A few months ago, I wrote about moving our emergency fund into a liquid CD account at our brick and mortar bank. When we made the switch, I decided to keep our money market account, which is much of the funds had been, and use it as a holding place for money that would eventually be needed to pay infrequent bills, like insurance bills and property taxes. It’s proven to be my best financial move this year.
The Past: Dipping into the emergency fund
In the past, I transferred a set amount into savings each month, and figured what was left in the account would cover the infrequent bills. But somehow we always seemed to spend that money, even when our spending stayed within budget – which, admittedly, it often didn’t.
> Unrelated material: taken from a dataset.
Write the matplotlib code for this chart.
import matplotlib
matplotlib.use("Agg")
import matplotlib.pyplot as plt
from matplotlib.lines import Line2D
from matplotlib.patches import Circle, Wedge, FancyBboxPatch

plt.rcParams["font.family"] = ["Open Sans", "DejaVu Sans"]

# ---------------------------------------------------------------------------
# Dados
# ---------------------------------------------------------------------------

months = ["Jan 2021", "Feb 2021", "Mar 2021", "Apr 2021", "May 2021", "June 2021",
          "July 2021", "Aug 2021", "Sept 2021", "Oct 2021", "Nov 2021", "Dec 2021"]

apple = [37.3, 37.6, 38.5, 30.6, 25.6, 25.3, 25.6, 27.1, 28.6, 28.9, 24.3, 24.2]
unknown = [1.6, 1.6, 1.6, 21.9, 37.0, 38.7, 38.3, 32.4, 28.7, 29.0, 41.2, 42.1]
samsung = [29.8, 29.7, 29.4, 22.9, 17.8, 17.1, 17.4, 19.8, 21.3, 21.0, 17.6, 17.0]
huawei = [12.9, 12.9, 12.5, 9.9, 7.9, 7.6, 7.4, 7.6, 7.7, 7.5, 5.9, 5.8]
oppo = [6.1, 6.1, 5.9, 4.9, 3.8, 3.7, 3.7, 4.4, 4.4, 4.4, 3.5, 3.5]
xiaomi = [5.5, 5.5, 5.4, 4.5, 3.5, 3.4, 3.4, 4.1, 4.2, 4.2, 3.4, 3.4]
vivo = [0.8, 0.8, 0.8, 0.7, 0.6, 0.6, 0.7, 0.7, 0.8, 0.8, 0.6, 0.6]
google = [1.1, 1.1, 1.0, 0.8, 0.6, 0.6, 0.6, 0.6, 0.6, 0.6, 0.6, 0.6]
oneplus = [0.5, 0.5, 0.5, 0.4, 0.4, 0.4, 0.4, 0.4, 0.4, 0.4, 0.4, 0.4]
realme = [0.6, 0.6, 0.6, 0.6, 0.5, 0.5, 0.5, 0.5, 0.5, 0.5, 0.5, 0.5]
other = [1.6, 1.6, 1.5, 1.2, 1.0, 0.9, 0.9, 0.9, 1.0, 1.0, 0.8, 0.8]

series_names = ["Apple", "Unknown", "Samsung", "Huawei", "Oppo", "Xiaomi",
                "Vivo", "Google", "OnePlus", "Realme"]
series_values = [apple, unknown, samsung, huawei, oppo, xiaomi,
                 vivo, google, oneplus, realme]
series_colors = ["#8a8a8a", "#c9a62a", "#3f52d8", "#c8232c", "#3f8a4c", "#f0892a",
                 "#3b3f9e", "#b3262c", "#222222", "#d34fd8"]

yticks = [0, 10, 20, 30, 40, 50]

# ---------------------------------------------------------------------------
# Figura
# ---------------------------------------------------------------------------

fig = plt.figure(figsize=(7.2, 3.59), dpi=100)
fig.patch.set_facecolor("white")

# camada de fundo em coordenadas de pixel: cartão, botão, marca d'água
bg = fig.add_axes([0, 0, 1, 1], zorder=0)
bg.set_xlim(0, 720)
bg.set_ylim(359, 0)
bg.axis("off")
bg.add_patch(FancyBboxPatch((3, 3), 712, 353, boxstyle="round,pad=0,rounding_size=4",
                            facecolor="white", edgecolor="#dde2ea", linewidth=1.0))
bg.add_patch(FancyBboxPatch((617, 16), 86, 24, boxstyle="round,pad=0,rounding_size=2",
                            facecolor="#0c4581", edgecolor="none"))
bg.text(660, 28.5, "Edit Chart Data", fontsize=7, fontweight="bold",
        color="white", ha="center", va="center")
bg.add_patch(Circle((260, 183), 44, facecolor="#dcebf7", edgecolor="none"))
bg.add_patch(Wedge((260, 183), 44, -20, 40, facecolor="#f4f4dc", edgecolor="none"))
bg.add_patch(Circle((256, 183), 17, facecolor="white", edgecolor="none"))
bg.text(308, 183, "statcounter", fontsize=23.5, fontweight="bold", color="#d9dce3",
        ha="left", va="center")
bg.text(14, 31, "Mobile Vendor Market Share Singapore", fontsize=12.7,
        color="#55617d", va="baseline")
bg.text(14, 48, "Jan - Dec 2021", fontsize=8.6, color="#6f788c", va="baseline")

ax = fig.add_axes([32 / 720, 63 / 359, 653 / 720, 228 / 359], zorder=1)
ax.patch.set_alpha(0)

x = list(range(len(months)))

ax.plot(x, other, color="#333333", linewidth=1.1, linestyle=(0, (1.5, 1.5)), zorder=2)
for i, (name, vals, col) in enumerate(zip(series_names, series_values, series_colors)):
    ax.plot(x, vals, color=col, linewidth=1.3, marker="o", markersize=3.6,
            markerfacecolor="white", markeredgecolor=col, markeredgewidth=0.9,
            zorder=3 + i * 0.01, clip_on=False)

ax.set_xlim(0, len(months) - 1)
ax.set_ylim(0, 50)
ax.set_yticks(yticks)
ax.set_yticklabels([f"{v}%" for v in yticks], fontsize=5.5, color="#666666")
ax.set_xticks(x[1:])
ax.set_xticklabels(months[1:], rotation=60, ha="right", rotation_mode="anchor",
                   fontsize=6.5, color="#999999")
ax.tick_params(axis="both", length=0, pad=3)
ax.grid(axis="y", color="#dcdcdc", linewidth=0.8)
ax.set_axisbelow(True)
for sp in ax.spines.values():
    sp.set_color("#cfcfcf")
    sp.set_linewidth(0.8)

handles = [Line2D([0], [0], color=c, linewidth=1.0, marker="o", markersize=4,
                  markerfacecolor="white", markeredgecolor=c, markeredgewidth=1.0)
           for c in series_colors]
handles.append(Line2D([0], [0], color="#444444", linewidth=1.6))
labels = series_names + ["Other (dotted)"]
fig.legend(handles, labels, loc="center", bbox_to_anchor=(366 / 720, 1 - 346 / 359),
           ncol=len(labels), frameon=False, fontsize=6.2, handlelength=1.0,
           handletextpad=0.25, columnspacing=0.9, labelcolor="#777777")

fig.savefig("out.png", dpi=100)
So when the big bills hit, I would have to dip into our emergency fund to pay them. And it didn’t help that several of the big bills hit at this time of year, just in time to add to the bills for holiday gifts.
The Present: An intact emergency fund
I was thrilled last week when I paid a couple of the big bills and discovered that we won’t have to touch the emergency fund this year. I simply made a transfer from the money market account to our checking account, and now there’s enough to cover the bills that will hit at the end of the month. Our emergency fund is intact and actually growing, since I was able to make the usual monthly deposit.
The Future: A bigger monthly deposit to the MMA
Starting in January, I will be increasing the amount we transfer into our money market account each month (and I plan to increase the amount each year). The property taxes and some of the insurance bills go up each year, so the increased transfer amount is intended to cover that difference. It will also cover the increased car insurance when we buy a new car, although I don’t expect that to happen until close to the end of the year.
The bottom line: I wish I had created an infrequent bills account several years ago when I first learned of the idea. We would probably be $5,000 to $10,000 richer, just from not dipping into our emergency fund.
Note: When we made the switch to the liquid CD, I left some money in the money market to meet the minimum balance to avoid a monthly fee plus a little extra as “seed money,” since I knew the big bills were coming at the end of the year and we probably wouldn’t save quite enough by year’s end to cover them. I am using of that seed money this month to pay for the big bills, and now feel as though I’m starting from scratch, as it were. In 2008, the net balance on the money market account should be slightly on the plus side, since I am trying to be conservative in my estimated expenses.
What was your best financial move this year?